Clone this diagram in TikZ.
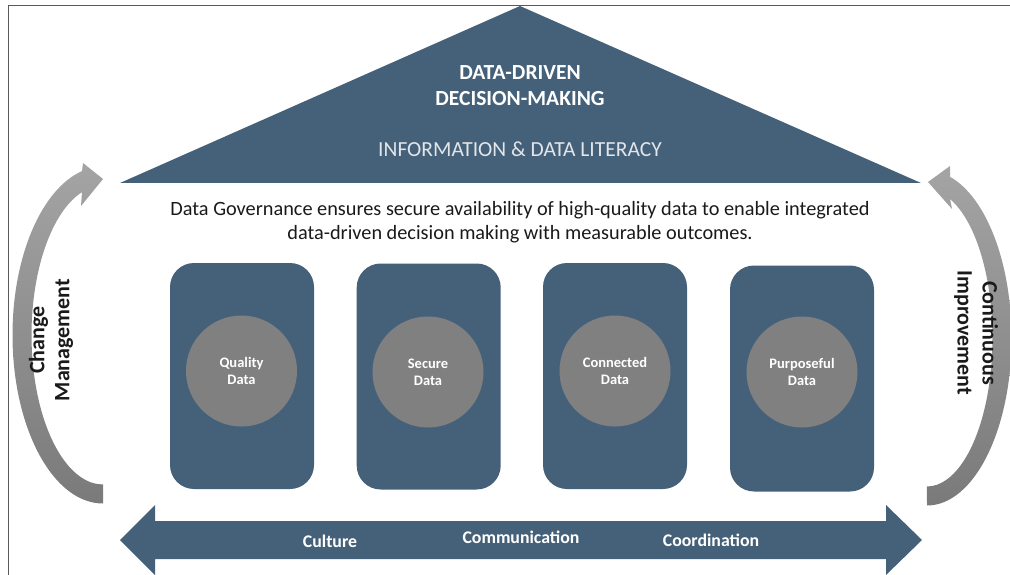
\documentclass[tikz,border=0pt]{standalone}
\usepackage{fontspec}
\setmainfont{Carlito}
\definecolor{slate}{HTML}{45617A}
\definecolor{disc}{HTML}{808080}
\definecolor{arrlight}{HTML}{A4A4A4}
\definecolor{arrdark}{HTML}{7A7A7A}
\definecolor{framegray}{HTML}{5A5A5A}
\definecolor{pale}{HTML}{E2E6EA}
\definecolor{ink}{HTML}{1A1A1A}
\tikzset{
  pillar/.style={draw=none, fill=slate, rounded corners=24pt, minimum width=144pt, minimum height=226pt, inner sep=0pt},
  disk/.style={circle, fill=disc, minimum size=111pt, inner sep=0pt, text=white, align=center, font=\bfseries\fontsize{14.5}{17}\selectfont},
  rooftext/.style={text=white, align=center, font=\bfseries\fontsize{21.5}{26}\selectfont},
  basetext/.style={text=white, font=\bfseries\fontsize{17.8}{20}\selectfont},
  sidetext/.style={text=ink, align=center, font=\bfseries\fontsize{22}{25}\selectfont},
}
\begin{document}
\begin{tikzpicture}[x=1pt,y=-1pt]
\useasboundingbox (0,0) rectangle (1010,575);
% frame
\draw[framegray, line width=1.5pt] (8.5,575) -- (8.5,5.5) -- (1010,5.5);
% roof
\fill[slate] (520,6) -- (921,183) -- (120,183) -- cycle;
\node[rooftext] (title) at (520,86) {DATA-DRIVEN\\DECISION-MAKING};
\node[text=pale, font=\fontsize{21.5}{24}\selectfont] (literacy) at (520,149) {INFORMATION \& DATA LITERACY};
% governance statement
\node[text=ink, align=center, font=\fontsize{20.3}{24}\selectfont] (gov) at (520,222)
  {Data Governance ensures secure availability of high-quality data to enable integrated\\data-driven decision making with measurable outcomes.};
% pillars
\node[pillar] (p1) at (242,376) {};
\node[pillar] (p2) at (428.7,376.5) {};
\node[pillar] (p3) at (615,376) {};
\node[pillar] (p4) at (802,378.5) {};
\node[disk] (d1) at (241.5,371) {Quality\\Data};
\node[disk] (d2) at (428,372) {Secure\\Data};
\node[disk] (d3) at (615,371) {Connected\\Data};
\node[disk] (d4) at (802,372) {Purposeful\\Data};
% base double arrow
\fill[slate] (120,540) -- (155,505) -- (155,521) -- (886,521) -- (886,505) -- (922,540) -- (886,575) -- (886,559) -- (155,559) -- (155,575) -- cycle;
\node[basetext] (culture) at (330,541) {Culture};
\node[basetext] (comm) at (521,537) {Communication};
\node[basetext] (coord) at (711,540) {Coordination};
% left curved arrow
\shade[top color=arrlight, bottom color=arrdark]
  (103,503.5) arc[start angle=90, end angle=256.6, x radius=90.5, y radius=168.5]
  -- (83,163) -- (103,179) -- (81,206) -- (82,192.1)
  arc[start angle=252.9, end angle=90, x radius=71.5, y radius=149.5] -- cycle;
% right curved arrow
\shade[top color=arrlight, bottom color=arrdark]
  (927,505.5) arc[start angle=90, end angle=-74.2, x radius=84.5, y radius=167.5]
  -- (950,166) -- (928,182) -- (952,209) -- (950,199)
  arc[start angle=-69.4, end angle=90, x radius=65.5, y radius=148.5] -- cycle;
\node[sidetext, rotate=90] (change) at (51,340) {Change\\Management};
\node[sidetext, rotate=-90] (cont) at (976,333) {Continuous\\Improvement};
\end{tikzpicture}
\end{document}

- - -

◆ Work to be completed ◆
Transcribe the material exactly, leaving every picture out.

◆ Response ◆
Clone this diagram in TikZ.
\documentclass[tikz,border=0pt]{standalone}
\usepackage{fontspec}
\setmainfont{Carlito}
\definecolor{slate}{HTML}{45617A}
\definecolor{disc}{HTML}{808080}
\definecolor{arrlight}{HTML}{A4A4A4}
\definecolor{arrdark}{HTML}{7A7A7A}
\definecolor{framegray}{HTML}{5A5A5A}
\definecolor{pale}{HTML}{E2E6EA}
\definecolor{ink}{HTML}{1A1A1A}
\tikzset{
  pillar/.style={draw=none, fill=slate, rounded corners=24pt, minimum width=144pt, minimum height=226pt, inner sep=0pt},
  disk/.style={circle, fill=disc, minimum size=111pt, inner sep=0pt, text=white, align=center, font=\bfseries\fontsize{14.5}{17}\selectfont},
  rooftext/.style={text=white, align=center, font=\bfseries\fontsize{21.5}{26}\selectfont},
  basetext/.style={text=white, font=\bfseries\fontsize{17.8}{20}\selectfont},
  sidetext/.style={text=ink, align=center, font=\bfseries\fontsize{22}{25}\selectfont},
}
\begin{document}
\begin{tikzpicture}[x=1pt,y=-1pt]
\useasboundingbox (0,0) rectangle (1010,575);
% frame
\draw[framegray, line width=1.5pt] (8.5,575) -- (8.5,5.5) -- (1010,5.5);
% roof
\fill[slate] (520,6) -- (921,183) -- (120,183) -- cycle;
\node[rooftext] (title) at (520,86) {DATA-DRIVEN\\DECISION-MAKING};
\node[text=pale, font=\fontsize{21.5}{24}\selectfont] (literacy) at (520,149) {INFORMATION \& DATA LITERACY};
% governance statement
\node[text=ink, align=center, font=\fontsize{20.3}{24}\selectfont] (gov) at (520,222)
  {Data Governance ensures secure availability of high-quality data to enable integrated\\data-driven decision making with measurable outcomes.};
% pillars
\node[pillar] (p1) at (242,376) {};
\node[pillar] (p2) at (428.7,376.5) {};
\node[pillar] (p3) at (615,376) {};
\node[pillar] (p4) at (802,378.5) {};
\node[disk] (d1) at (241.5,371) {Quality\\Data};
\node[disk] (d2) at (428,372) {Secure\\Data};
\node[disk] (d3) at (615,371) {Connected\\Data};
\node[disk] (d4) at (802,372) {Purposeful\\Data};
% base double arrow
\fill[slate] (120,540) -- (155,505) -- (155,521) -- (886,521) -- (886,505) -- (922,540) -- (886,575) -- (886,559) -- (155,559) -- (155,575) -- cycle;
\node[basetext] (culture) at (330,541) {Culture};
\node[basetext] (comm) at (521,537) {Communication};
\node[basetext] (coord) at (711,540) {Coordination};
% left curved arrow
\shade[top color=arrlight, bottom color=arrdark]
  (103,503.5) arc[start angle=90, end angle=256.6, x radius=90.5, y radius=168.5]
  -- (83,163) -- (103,179) -- (81,206) -- (82,192.1)
  arc[start angle=252.9, end angle=90, x radius=71.5, y radius=149.5] -- cycle;
% right curved arrow
\shade[top color=arrlight, bottom color=arrdark]
  (927,505.5) arc[start angle=90, end angle=-74.2, x radius=84.5, y radius=167.5]
  -- (950,166) -- (928,182) -- (952,209) -- (950,199)
  arc[start angle=-69.4, end angle=90, x radius=65.5, y radius=148.5] -- cycle;
\node[sidetext, rotate=90] (change) at (51,340) {Change\\Management};
\node[sidetext, rotate=-90] (cont) at (976,333) {Continuous\\Improvement};
\end{tikzpicture}
\end{document}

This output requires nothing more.